Q1FY2009 Capital Goods earnings preview

a.. The underperformance of the capital goods sector with respect to the broader market continued in Q1FY2009. The sector underperformed because of increasing concerns over the execution capability, the pressure on the margins and the relative slowdown in the order inflow of the capital goods companies against the backdrop of a tightening monetary policy.
b.. The key challenge facing the capital goods companies is to execute the existing orders on time. The main bottleneck remains the shortage of critical components due to the inadequate manufacturing capacity of the vendors. For instance, Bharat Heavy Electricals Ltd (BHEL) had faced a shortage of components like casting and forging in the last quarter of the previous fiscal. This had led to a mere 4% growth in its revenues in that quarter. Not only that, the capital goods sector is also witnessing an acute shortage of skilled manpower.
c.. An unprecedented rise in the prices of the key inputs like copper and steel has taken many industry watchers by surprise. Not all the capital goods companies under our coverage have all their orders covered by price variation clauses. Consequently, the operating profit margin of these companies is expected to face pressure on account of the increasing prices of their key inputs. Especially since these companies are unlikely to pass on the price increase completely to their customers.
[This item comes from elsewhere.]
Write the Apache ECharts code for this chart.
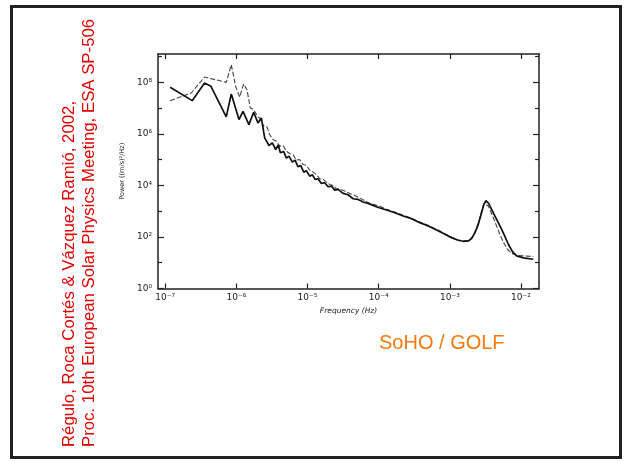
<!DOCTYPE html>
<html>
<head>
<meta charset="utf-8">
<script src="https://cdn.jsdelivr.net/npm/echarts@6/dist/echarts.min.js"></script>
<style>
html,body{margin:0;padding:0;background:#fff;}
#chart{width:624px;height:461px;}
</style>
</head>
<body>
<div id="chart"></div>
<script>
// log10 of frequency (Hz) and log10 of power ((m/s)^2/Hz)
const solidLogFreq = [-6.930,-6.620,-6.447,-6.357,-6.142,-6.071,-5.963,-5.907,-5.823,-5.757,-5.696,-5.649,-5.602,-5.541,-5.494,-5.447,-5.410,-5.382,-5.335,-5.297,-5.260,-5.213,-5.175,-5.133,-5.096,-5.053,-5.016,-4.969,-4.932,-4.894,-4.852,-4.805,-4.758,-4.711,-4.664,-4.617,-4.570,-4.500,-4.430,-4.359,-4.289,-4.219,-4.148,-4.078,-3.993,-3.890,-3.773,-3.656,-3.538,-3.421,-3.304,-3.187,-3.069,-2.976,-2.882,-2.812,-2.741,-2.694,-2.647,-2.600,-2.554,-2.521,-2.493,-2.455,-2.413,-2.366,-2.319,-2.272,-2.225,-2.178,-2.117,-2.061,-1.967,-1.827];
const solidLogPower = [7.806,7.290,7.974,7.845,6.658,7.548,6.555,6.877,6.361,6.839,6.426,6.619,5.845,5.548,5.652,5.394,5.574,5.265,5.316,5.058,5.135,4.903,4.981,4.723,4.774,4.516,4.568,4.361,4.413,4.232,4.258,4.077,4.103,3.948,3.974,3.819,3.845,3.690,3.639,3.484,3.458,3.355,3.303,3.226,3.135,3.045,2.942,2.813,2.710,2.555,2.426,2.271,2.103,1.974,1.871,1.832,1.845,1.935,2.168,2.490,2.942,3.265,3.406,3.303,3.071,2.813,2.555,2.297,2.013,1.716,1.419,1.265,1.187,1.135];
const dashedLogFreq = [-6.930,-6.634,-6.447,-6.142,-6.071,-6.010,-5.954,-5.898,-5.851,-5.804,-5.757,-5.710,-5.663,-5.616,-5.569,-5.532,-5.485,-5.438,-5.391,-5.344,-5.297,-5.251,-5.204,-5.157,-5.110,-5.063,-5.016,-4.969,-4.922,-4.875,-4.828,-4.781,-4.735,-4.688,-4.641,-4.594,-4.538,-4.477,-4.406,-4.336,-4.266,-4.195,-4.125,-4.054,-3.993,-3.890,-3.773,-3.656,-3.538,-3.421,-3.304,-3.187,-3.069,-2.976,-2.882,-2.812,-2.741,-2.694,-2.647,-2.600,-2.554,-2.521,-2.493,-2.460,-2.427,-2.389,-2.343,-2.296,-2.249,-2.192,-2.131,-2.061,-1.967,-1.827];
const dashedLogPower = [7.290,7.587,8.206,8.000,8.684,7.845,7.432,7.935,7.716,7.006,6.942,6.710,6.581,6.297,6.271,5.974,5.781,5.716,5.523,5.548,5.329,5.239,5.200,4.981,5.006,4.813,4.774,4.594,4.516,4.426,4.258,4.232,4.129,4.039,4.000,3.871,3.845,3.781,3.690,3.613,3.510,3.406,3.303,3.252,3.200,3.071,2.968,2.839,2.723,2.581,2.452,2.297,2.129,1.987,1.884,1.845,1.858,1.961,2.194,2.529,3.006,3.303,3.329,3.200,3.006,2.748,2.426,2.103,1.806,1.523,1.368,1.290,1.265,1.239];
const xTickExponents = [-7,-6,-5,-4,-3,-2];
const yTickExponents = [0,2,4,6,8];
const yMinorExponents = [1,3,5,7,9];
const xTitle = 'Frequency (Hz)';
const yTitle = 'Power ((m/s)\u00B2/Hz)';
const refLine1 = 'Régulo, Roca Cortés & Vázquez Ramió, 2002,';
const refLine2 = 'Proc. 10th European Solar Physics Meeting, ESA SP-506';
const instrumentLabel = 'SoHO / GOLF';

const SUP = {'-':'\u207B','0':'\u2070','1':'\u00B9','2':'\u00B2','3':'\u00B3','4':'\u2074','5':'\u2075','6':'\u2076','7':'\u2077','8':'\u2078','9':'\u2079'};
function pow10Label(v){
  const s = String(Math.round(v));
  return '10' + s.split('').map(c => SUP[c] || c).join('');
}
function pairs(xs, ys){ return xs.map((x,i) => [x, ys[i]]); }

const chart = echarts.init(document.getElementById('chart'), null, {renderer:'canvas'});
const axisCol = '#222';
const labelFont = {fontFamily:'DejaVu Sans', fontSize:9, color:'#222'};
const XMIN = -7.101, XMAX = -1.747, YMIN = 0, YMAX = 9.1;

function yAx(pos, ticks, len, showLine, showLabel, extra){
  return Object.assign({
    type:'value', position:pos, min:YMIN, max:YMAX, gridIndex:0,
    axisLine:{show:showLine, onZero:false, lineStyle:{color:axisCol, width:1.5}},
    axisTick:{show:true, inside:true, length:len, customValues:ticks, lineStyle:{color:axisCol, width:1.2}},
    axisLabel:{show:showLabel, customValues:ticks, margin:6, formatter:pow10Label, ...labelFont},
    splitLine:{show:false}
  }, extra || {});
}

chart.setOption({
  animation:false,
  backgroundColor:'#fff',
  grid:{left:158, top:54, width:381, height:234.5, containLabel:false},
  xAxis:[
    {type:'value', position:'bottom', min:XMIN, max:XMAX,
     axisLine:{show:true, onZero:false, lineStyle:{color:axisCol, width:1.5}},
     axisTick:{show:true, inside:true, length:5, customValues:xTickExponents, lineStyle:{color:axisCol, width:1.2}},
     axisLabel:{show:true, customValues:xTickExponents, margin:5, formatter:pow10Label, ...labelFont},
     splitLine:{show:false},
     name:xTitle, nameLocation:'middle', nameGap:17,
     nameTextStyle:{fontFamily:'DejaVu Sans', fontSize:7.5, fontStyle:'italic', color:'#222'}},
    {type:'value', position:'top', min:XMIN, max:XMAX,
     axisLine:{show:true, onZero:false, lineStyle:{color:axisCol, width:1.5}},
     axisTick:{show:true, inside:true, length:5, customValues:xTickExponents, lineStyle:{color:axisCol, width:1.2}},
     axisLabel:{show:false}, splitLine:{show:false}}
  ],
  yAxis:[
    yAx('left', yTickExponents, 6, true, true,
      {name:yTitle, nameLocation:'middle', nameGap:25, nameRotate:90,
       nameTextStyle:{fontFamily:'DejaVu Sans', fontSize:6.5, color:'#222'}}),
    yAx('right', yTickExponents, 6, true, false),
    yAx('left', yMinorExponents, 4, false, false),
    yAx('right', yMinorExponents, 4, false, false)
  ],
  series:[
    {type:'line', name:'dashed', xAxisIndex:0, yAxisIndex:0, data:pairs(dashedLogFreq, dashedLogPower),
     showSymbol:false, symbol:'none', lineStyle:{color:'#444', width:1.1, type:[5,2]}, z:2},
    {type:'line', name:'solid', xAxisIndex:0, yAxisIndex:0, data:pairs(solidLogFreq, solidLogPower),
     showSymbol:false, symbol:'none', lineStyle:{color:'#111', width:1.7}, z:3}
  ],
  graphic:[
    {type:'rect', shape:{x:11.5, y:6.5, width:609, height:451}, style:{fill:'none', stroke:'#222', lineWidth:3}, silent:true},
    {type:'text', x:69, y:447, rotation:Math.PI/2,
     style:{text:refLine1, fill:'#e00000', font:'16.8px "Liberation Sans", Arial, sans-serif', textAlign:'left', textVerticalAlign:'middle'}},
    {type:'text', x:89, y:447, rotation:Math.PI/2,
     style:{text:refLine2, fill:'#e00000', font:'16.8px "Liberation Sans", Arial, sans-serif', textAlign:'left', textVerticalAlign:'middle'}},
    {type:'text', x:379, y:343,
     style:{text:instrumentLabel, fill:'#f07a10', font:'20px "Liberation Sans", Arial, sans-serif', textAlign:'left', textVerticalAlign:'middle'}}
  ]
});
</script>
</body>
</html>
d.. So far the order inflow has remained strong in the sector. However, in future the hardening interest rates may slow down the order inflow for the capital goods companies, especially those that derive the majority of their revenues from the corporate capital expenditure exercises. But on the brighter side, we would like to highlight here that except a few, the companies under our coverage are sitting on huge order backlogs that impart visibility to their future earnings.
e.. We believe that the concerns relating to the sector may have been overdone and maintain our optimistic outlook on the sector for mainly two reasons. One, the majority of the companies in this sector are sitting on order books that are at record levels and hence impart strong visibility to their earnings. Two, the capital goods companies are making increasing efforts to shift from fixed cost contracts to variable price contracts. They have already started booking new orders with a price variation clause which should protect their margins going forward.
f.. For the quarter ended June 30, 2008, we expect Sharekhan's capital goods universe to report a top line growth of 23.4% and a bottom line growth of 22.3%. Our preferred buys in the sector are Larsen & Toubro, BHEL, Crompton Greaves and Sanghvi Movers.